Multiple reaction monitoring (MRM)-profiling with biomarker identification by LC-QTOF to characterize coronary artery disease

Abstract

Metabolite profiling by mass spectrometry (MS) is an area of interest for disease diagnostics, biomarker discovery, and therapeutic evaluation. A recently developed approach, multiple reaction monitoring (MRM)-profiling, searches for metabolites with precursor (Prec) and neutral loss (NL) scans in a representative sample and creates a list of ion transitions. These are then used in an MRM method for fast screening of individual samples and discrimination between healthy and diseased. A large variety of functional groups are considered and all signals discovered are recorded in the individual samples, making this a largely unsupervised method. MRM-profiling is described here and then demonstrated with data for over 900 human plasma coronary artery disease (CAD) samples. Representative pooled samples for each condition were interrogated using a library of over a hundred Prec and NL scans on a triple quadrupole MS. The data from the Prec and NL experiments were converted into ion transitions, initially some 1266 transitions. Each ion transition was examined in the individual samples on a time scale of milliseconds per transition, which allows for rapid screening of large sample sets (<5 days for 1000 samples). Use of univariate and multivariate statistics allowed classification of the sample set with high accuracy.
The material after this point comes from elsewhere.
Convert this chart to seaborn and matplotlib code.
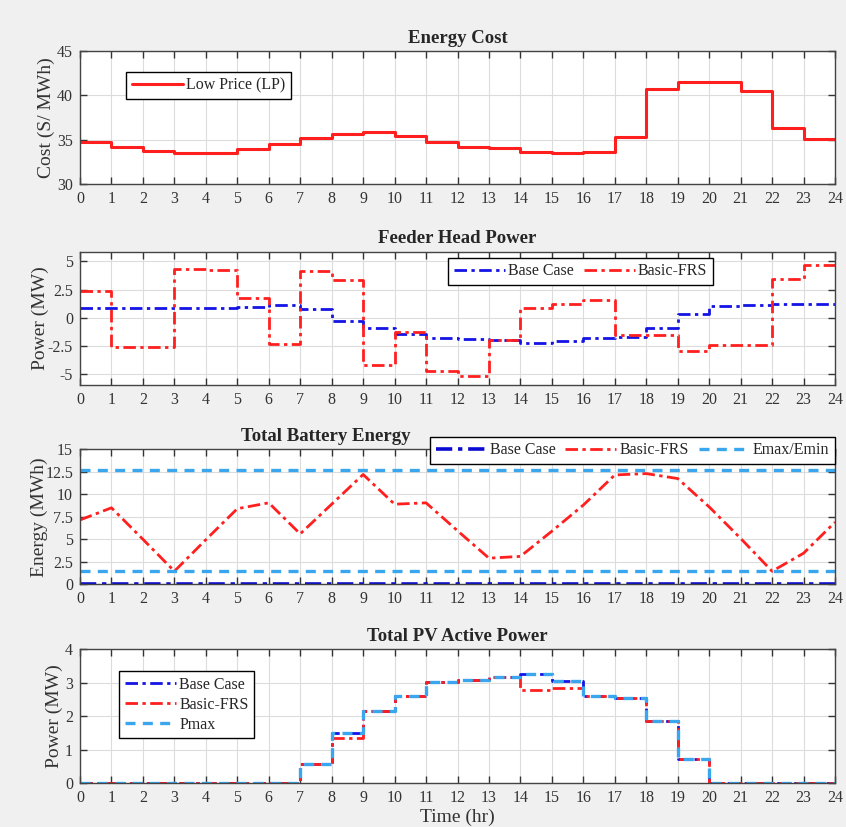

The metabolite profiles classified the CAD female, CAD male, and peripheral artery disease (PAD) samples relative to controls with an accuracy of 90%, 78%, and 85%, respectively. The compounds responsible for informative ion transitions were identified by chromatography and high resolution MS; some have been previously reported and found to be associated with coronary artery disease metabolism, indicating that the methodology generates a meaningful metabolite profile while being faster than traditional methodologies.